聖なる怠け者の冒険

高柴です


森見登美彦さんの「聖なる怠け者の冒険」を読みました。

安定感のある森見ワールド。ただ、有頂天家族などに比べると勢い不足ではあります。有頂天家族がすごすぎるというのも大きいですが。


あらすじは、
京都郊外で某化学企業の研究者として働く青年小和田くんは、平日は勤勉に働く真面目な社会人だ。しかし、だからこそ休みの日は思い切りグータラしたいという自然な(?)欲求を持っている。
そんな小和田くんの理想の休日を阻止せんと奮闘するのは、休日をすみずみまで味わい尽くすことを至上とする職場の先輩と京都で話題の怪人ぽんぽこ仮面。ぽんぽこ仮面とは旧制高校のマントに身を包み、タヌキのお面をつけて困っている人を助ける正義の味方。その怪しさ満点の外見により善良なる市民に通報されまくったという苦難のときを経てやっとその活動が周知され、今では誰からも愛される男だ。そのぽんぽこ仮面に小和田くんは跡継ぎとなるよう迫られていて、謎の怪人の要求から必死に逃れる日々が続いている。
小和田くんの週末が始まり、彼の周囲の動きも活発化する。しかし今回は不穏な影が見え隠れしており、どうやらぽんぽこ仮面が何者かに狙われているらしいということがわかる。必死に逃げるぽんぽこ仮面と彼を追う人々の大冒険が始まり、小和田くんは意地でもグータラする休日にしがみつく。
祇園祭宵山が始まり、幻想的な京都の夜が訪れる。
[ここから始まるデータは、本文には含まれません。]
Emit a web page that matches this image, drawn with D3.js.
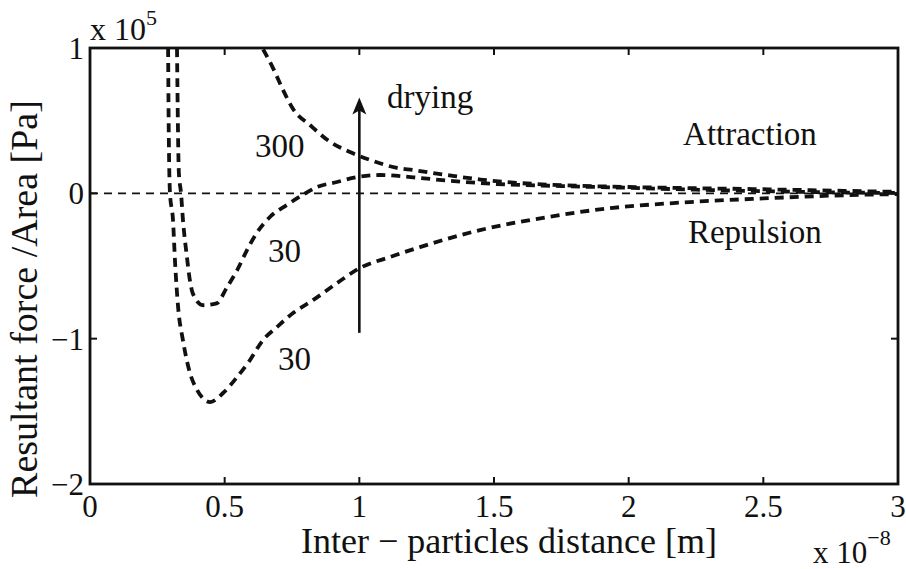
<!DOCTYPE html>
<html>
<head>
<meta charset="utf-8">
<script src="https://cdn.jsdelivr.net/npm/d3@7"></script>
<style>
  body { margin: 0; background: #fff; }
</style>
</head>
<body>
<script>
width = 906
height = 569
margin = ({top: 48, right: 8, bottom: 85, left: 90})

// distance in 1e-8 m, force/area in 1e5 Pa
dist300 = [0.643, 0.68, 0.717, 0.754, 0.817, 0.891, 0.965, 1.04, 1.14, 1.2, 1.325, 1.45, 1.53, 1.7, 1.94, 2.16, 2.5, 2.8, 3.0]
force300 = [0.99, 0.86, 0.71, 0.58, 0.47, 0.355, 0.284, 0.23, 0.175, 0.16, 0.126, 0.095, 0.08, 0.06, 0.046, 0.038, 0.028, 0.017, 0.01]

distUpper30 = [0.323, 0.330, 0.338, 0.345, 0.36, 0.371, 0.382, 0.42, 0.47, 0.509, 0.546, 0.583, 0.62, 0.668, 0.731, 0.791, 0.843, 0.917, 0.991, 1.077, 1.2, 1.325, 1.5, 1.75, 2.0, 2.25, 2.5, 2.75, 3.0]
forceUpper30 = [1.0, 0.14, 0, -0.18, -0.44, -0.6, -0.69, -0.77, -0.757, -0.645, -0.53, -0.39, -0.27, -0.163, -0.08, -0.01, 0.043, 0.078, 0.112, 0.126, 0.11, 0.088, 0.065, 0.05, 0.038, 0.025, 0.015, 0.007, 0.003]

distLower30 = [0.29, 0.292, 0.297, 0.308, 0.316, 0.327, 0.345, 0.371, 0.397, 0.446, 0.494, 0.546, 0.594, 0.642, 0.694, 0.754, 0.828, 0.917, 1.002, 1.114, 1.225, 1.448, 1.696, 1.942, 2.165, 2.5, 2.8, 3.0]
forceLower30 = [1.0, 0.5, 0, -0.18, -0.48, -0.78, -1.01, -1.235, -1.35, -1.436, -1.374, -1.264, -1.147, -1.01, -0.92, -0.824, -0.735, -0.618, -0.514, -0.438, -0.37, -0.253, -0.164, -0.10, -0.067, -0.035, -0.013, -0.005]

xTicks = [0, 0.5, 1, 1.5, 2, 2.5, 3]
yTicks = [1, 0, -1, -2]

curveLabels = [
  {text: "300", x: 0.613, y: 0.25},
  {text: "30", x: 0.661, y: -0.473},
  {text: "30", x: 0.698, y: -1.217},
  {text: "drying", x: 1.103, y: 0.587},
  {text: "Attraction", x: 2.202, y: 0.333},
  {text: "Repulsion", x: 2.22, y: -0.342}
]

arrowX = 1.0
arrowFrom = -0.96
arrowTo = 0.66

serif = "'Liberation Serif', 'Times New Roman', Times, serif"

x = d3.scaleLinear()
  .domain([0, 3])
  .range([margin.left, width - margin.right])

y = d3.scaleLinear()
  .domain([-2, 1])
  .range([height - margin.bottom, margin.top])

const svg = d3.select("body").append("svg")
  .attr("width", width)
  .attr("height", height)
  .attr("font-family", serif)
  .attr("fill", "#111")

svg.append("clipPath").attr("id", "plot")
  .append("rect")
  .attr("x", x(0)).attr("y", y(1))
  .attr("width", x(3) - x(0)).attr("height", y(-2) - y(1))

// zero line
svg.append("line")
  .attr("x1", x(0)).attr("x2", x(3))
  .attr("y1", y(0)).attr("y2", y(0))
  .attr("stroke", "#111")
  .attr("stroke-width", 1.8)
  .attr("stroke-dasharray", "8,6")

line = d3.line()
  .x(d => x(d[0]))
  .y(d => y(d[1]))
  .curve(d3.curveMonotoneX)

series = [
  d3.zip(dist300, force300),
  d3.zip(distUpper30, forceUpper30),
  d3.zip(distLower30, forceLower30)
]

svg.append("g")
  .attr("clip-path", "url(#plot)")
  .selectAll("path")
  .data(series)
  .join("path")
    .attr("d", line)
    .attr("fill", "none")
    .attr("stroke", "#111")
    .attr("stroke-width", 3.8)
    .attr("stroke-dasharray", "9,6")

// arrow
svg.append("line")
  .attr("x1", x(arrowX)).attr("x2", x(arrowX))
  .attr("y1", y(arrowFrom)).attr("y2", y(arrowTo) + 12)
  .attr("stroke", "#111")
  .attr("stroke-width", 2.6)

svg.append("path")
  .attr("d", `M${x(arrowX)},${y(arrowTo)} L${x(arrowX) + 7},${y(arrowTo) + 17} L${x(arrowX)},${y(arrowTo) + 13} L${x(arrowX) - 7},${y(arrowTo) + 17} Z`)
  .attr("fill", "#111")

// frame
svg.append("rect")
  .attr("x", x(0)).attr("y", y(1))
  .attr("width", x(3) - x(0)).attr("height", y(-2) - y(1))
  .attr("fill", "none")
  .attr("stroke", "#111")
  .attr("stroke-width", 2.8)

// inward ticks
const ticks = svg.append("g").attr("stroke", "#111").attr("stroke-width", 2)
xTicks.forEach(t => {
  ticks.append("line").attr("x1", x(t)).attr("x2", x(t)).attr("y1", y(-2)).attr("y2", y(-2) - 7)
  ticks.append("line").attr("x1", x(t)).attr("x2", x(t)).attr("y1", y(1)).attr("y2", y(1) + 7)
})
yTicks.forEach(t => {
  ticks.append("line").attr("x1", x(0)).attr("x2", x(0) + 7).attr("y1", y(t)).attr("y2", y(t))
  ticks.append("line").attr("x1", x(3)).attr("x2", x(3) - 7).attr("y1", y(t)).attr("y2", y(t))
})

// tick labels
svg.append("g")
  .attr("font-size", 31)
  .attr("text-anchor", "middle")
  .selectAll("text")
  .data(xTicks)
  .join("text")
    .attr("x", d => x(d))
    .attr("y", y(-2) + 33)
    .text(d => d)

svg.append("g")
  .attr("font-size", 31)
  .attr("text-anchor", "end")
  .selectAll("text")
  .data(yTicks)
  .join("text")
    .attr("x", x(0) - 6)
    .attr("y", d => y(d) + 11)
    .text(d => d < 0 ? "\u2212" + Math.abs(d) : d)

// exponents
const e5 = svg.append("text").attr("x", x(0)).attr("y", y(1) - 8).attr("font-size", 32)
e5.append("tspan").text("x 10")
e5.append("tspan").attr("dy", -15).attr("font-size", 22).text("5")

const e8 = svg.append("text").attr("x", x(3) - 85).attr("y", height - 6).attr("font-size", 31)
e8.append("tspan").text("x 10")
e8.append("tspan").attr("dy", -18).attr("font-size", 22).text("\u22128")

// axis titles
svg.append("text")
  .attr("x", 509)
  .attr("y", 553)
  .attr("text-anchor", "middle")
  .attr("font-size", 36)
  .text("Inter \u2212 particles distance [m]")

svg.append("text")
  .attr("transform", `translate(37,299) rotate(-90)`)
  .attr("text-anchor", "middle")
  .attr("font-size", 38)
  .text("Resultant force /Area [Pa]")

// annotations
svg.append("g")
  .attr("font-size", 33)
  .selectAll("text")
  .data(curveLabels)
  .join("text")
    .attr("x", d => x(d.x))
    .attr("y", d => y(d.y))
    .text(d => d.text)
</script>
</body>
</html>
ぽんぽこ仮面を狙う大きな敵の正体が徐々に明らかとなり、グータラ寝ていた小和田くんもなんとか大冒険に繰り出していくが……。


みたいな話。
ぽんぽこ仮面がひたすら頑張っていて、心から応援したくなります。
周りの人たちの冒険も楽しく、勢いはないけどいつも通りの楽しくにぎやかな世界。森見作品がお好きな方におすすめ。